The chapters are both interesting to read, and convey detailed information in a readable and enjoyable way. The personal experience chapters and snippets from his life experiences add immeasurably to what could be a pretty dry subject. Some of the technical discussions of pivot angles and wrist deflection errors can be tough sledding but Cook attempts to make his points in as clear a manner as possible, and even if the discussion slides into murky engineering the point is quite clear in the conclusion.
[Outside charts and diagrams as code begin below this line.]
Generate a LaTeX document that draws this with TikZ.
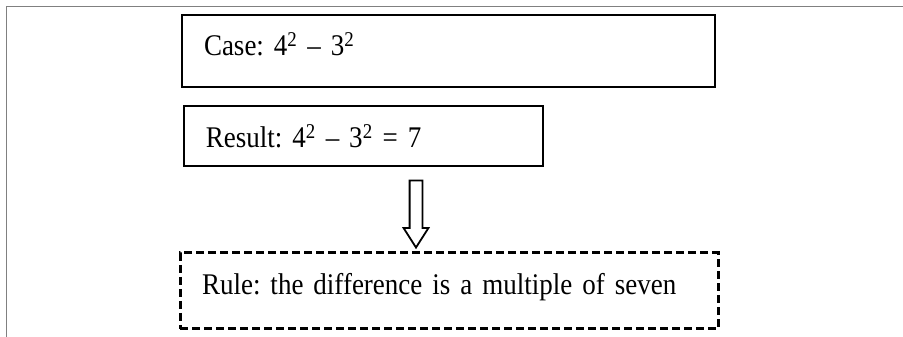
\documentclass[tikz,border=0pt]{standalone}
\usepackage{fontspec}
\setmainfont{Liberation Serif}[FakeStretch=0.9]
\usetikzlibrary{positioning,shapes.arrows}
\definecolor{framegray}{RGB}{128,128,128}
\frenchspacing

\begin{document}
\begin{tikzpicture}[x=1pt,y=1pt,
    font=\fontsize{30}{35}\selectfont,
    casebox/.style={draw,line width=2.4pt,inner xsep=22pt,text width=489pt,
                    minimum height=72pt,align=left},
    resbox/.style={draw,line width=2pt,inner xsep=22pt,text width=315pt,
                   minimum height=60pt,align=left},
    rulebox/.style={draw,line width=3pt,dash pattern=on 8pt off 4pt,
                    inner xsep=22pt,text width=494pt,minimum height=76pt,align=left},
    blockarrow/.style={single arrow,draw,line width=1.8pt,shape border rotate=270,
                       inner sep=5.5pt,minimum height=67pt,
                       single arrow head extend=6pt,single arrow tip angle=65},
]
\useasboundingbox (0,0) rectangle (903,337);
% page frame (left and top edge only)
\draw[framegray,line width=1.8pt] (6.5,0) -- (6.5,330.5) -- (903,330.5);

% --- boxes ---
\node[casebox,text depth=14pt] (case) at (448.5,286)
     {Case: 4\textsuperscript{2} – 3\textsuperscript{2}};
\node[resbox,below right=17pt and 2pt of case.south west] (res)
     {Result: 4\textsuperscript{2} – 3\textsuperscript{2} = 7};
\node[rulebox,text depth=14pt] (rule) at (449,46)
     {Rule: the difference is a multiple of seven};

% hollow arrow from result down to rule
\node[blockarrow] (arw) at (416,128) {};
\end{tikzpicture}
\end{document}
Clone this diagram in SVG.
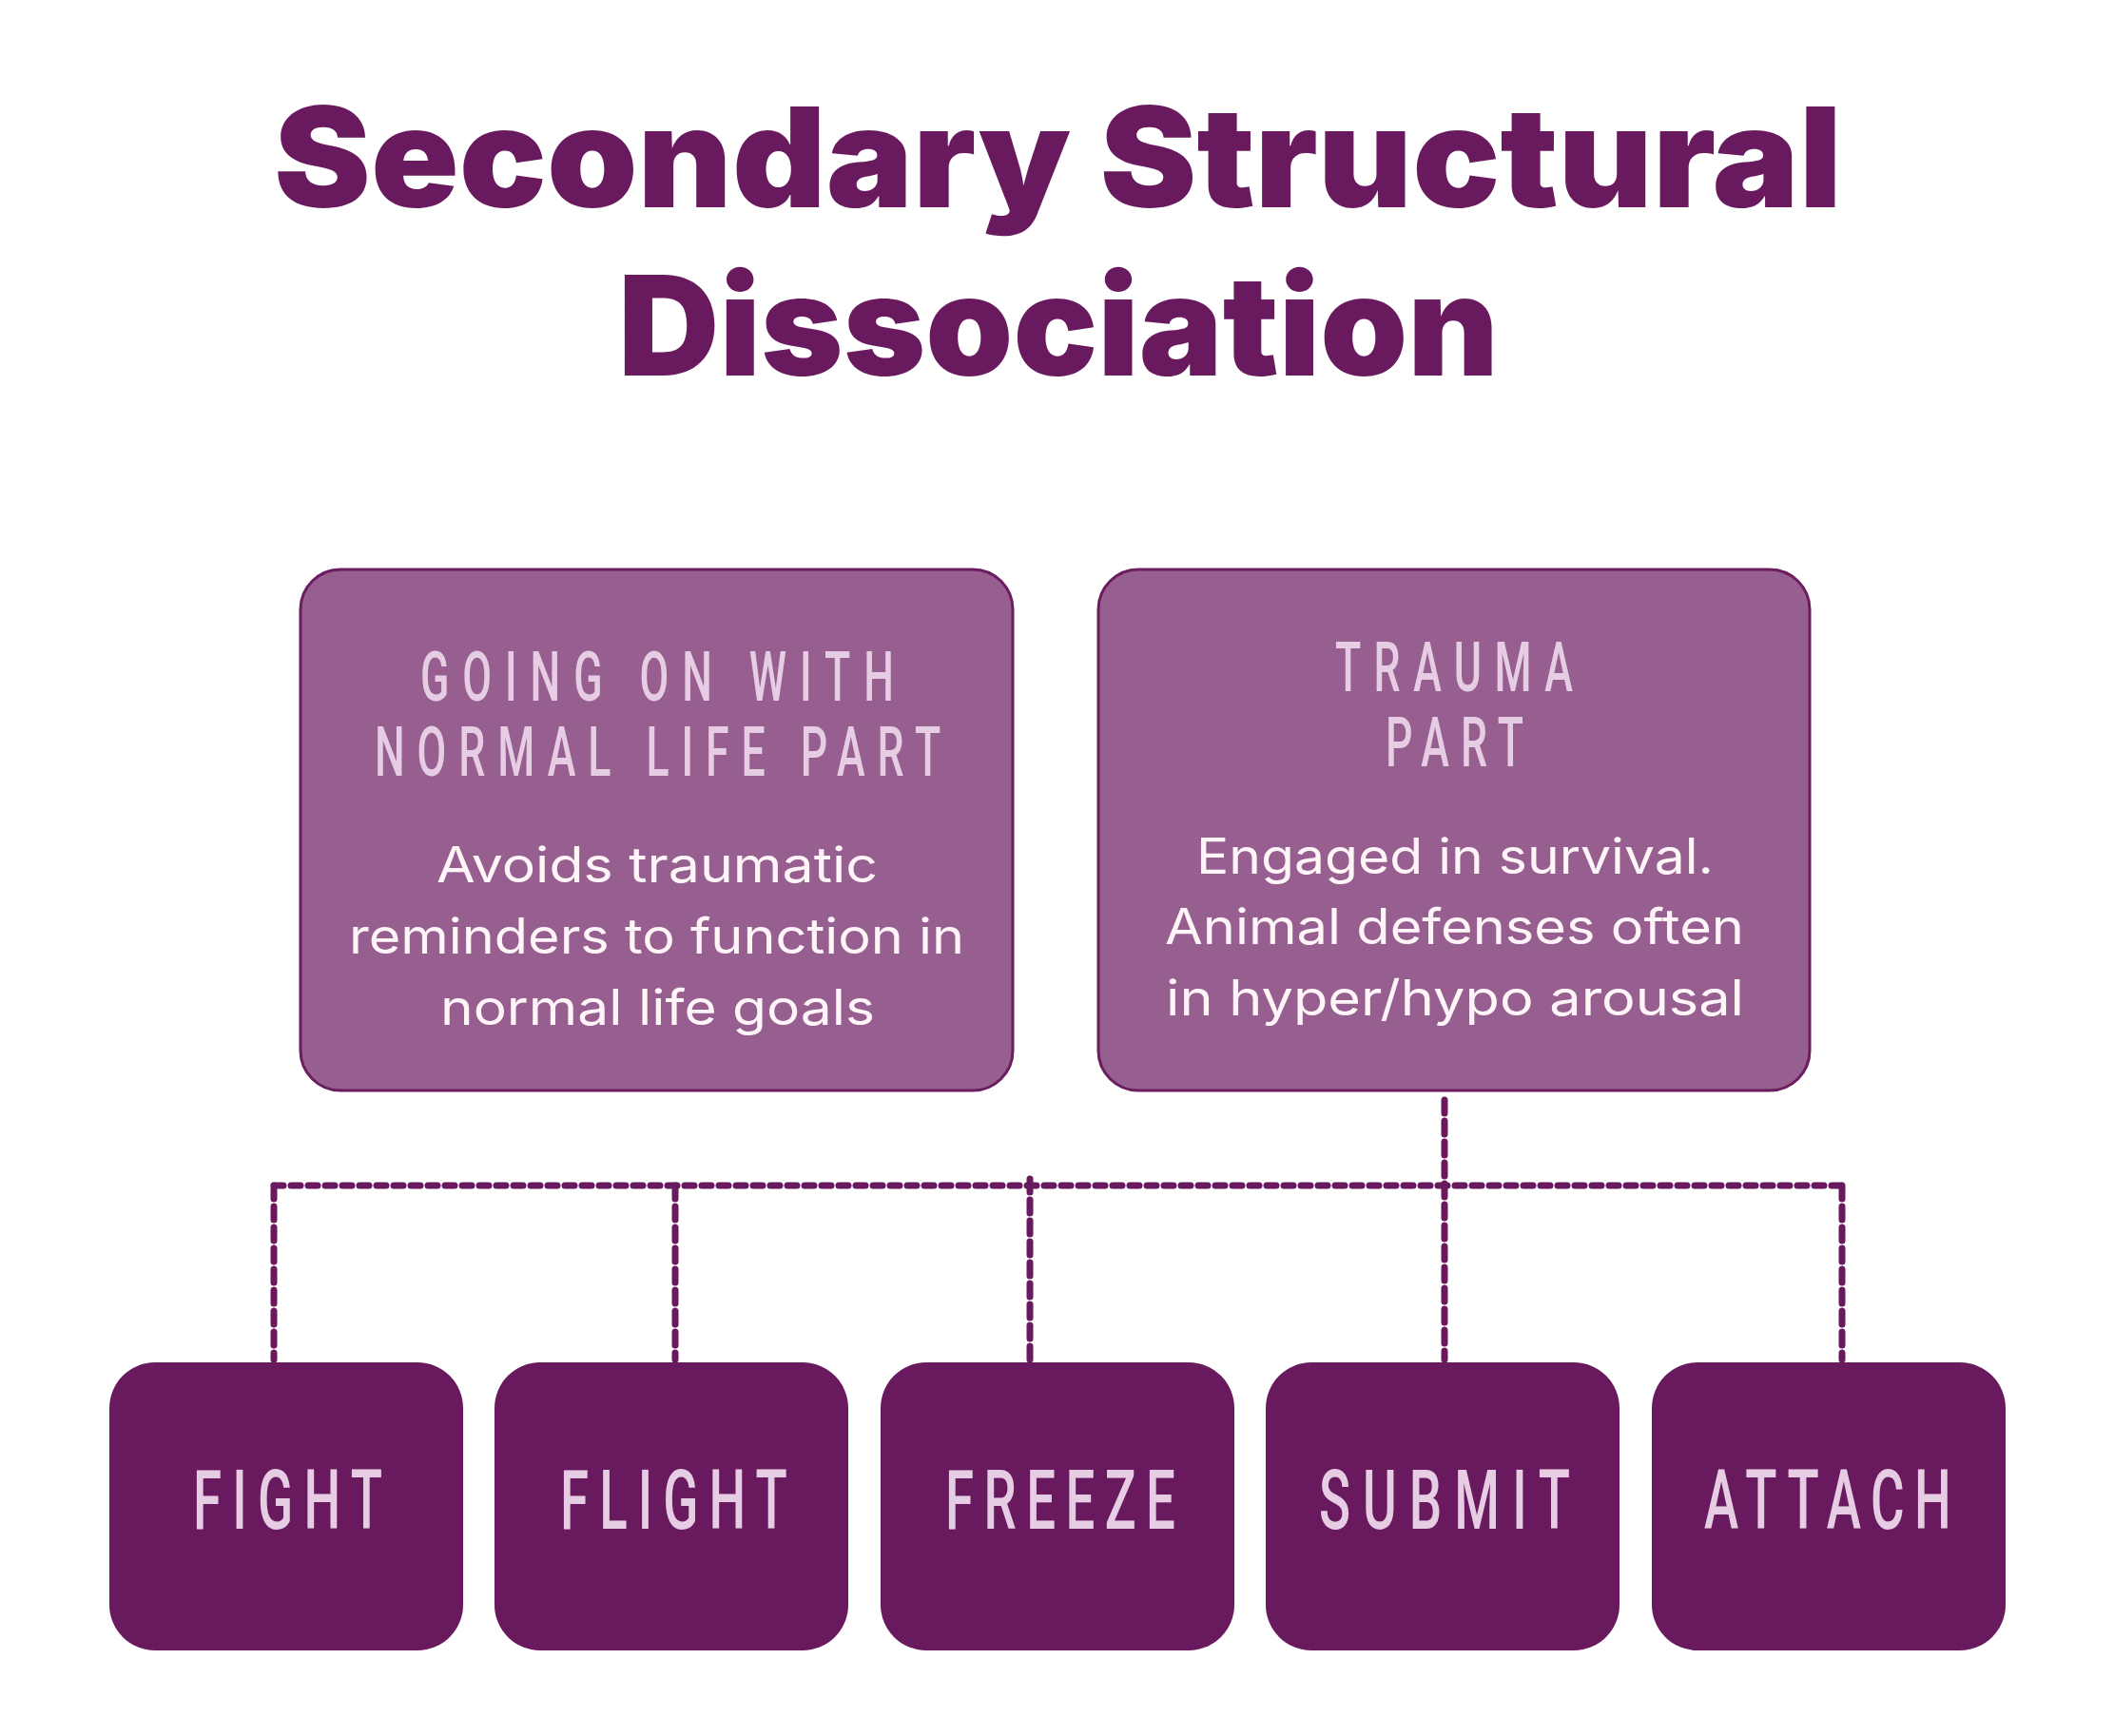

Overall an excellent book and an excellent ax resource manual, and the fairly recent re-release can be easily found once again at decent prices. It would have been great to have had a new chapter discussing finding a decent ax in today's marketplace since most of the old line manufactures have slowly died away, but Cooks principles for ax selection and refurbishment are sound even if it is quite difficult to find a selection of ax patterns in the hardware stores. Just try asking for a Michigan swamping ax or a Puget Sound felling ax in the typical box store and see what sort of look you get. Better bets may be found in the back stock of your local old-style hardware or timber supply houses, along with vintage axes found on eBay and the new generation quality pieces such as the Swedish Gransfors Bruks.

Keeping Warm with an Ax or its reissued twin The Ax Book are highly recommended. Both are large format softcovers with reasonable quality paper. The original title can be found on Bookfinder at approximately the same selling prices as new copies of The Ax Book, $22.50.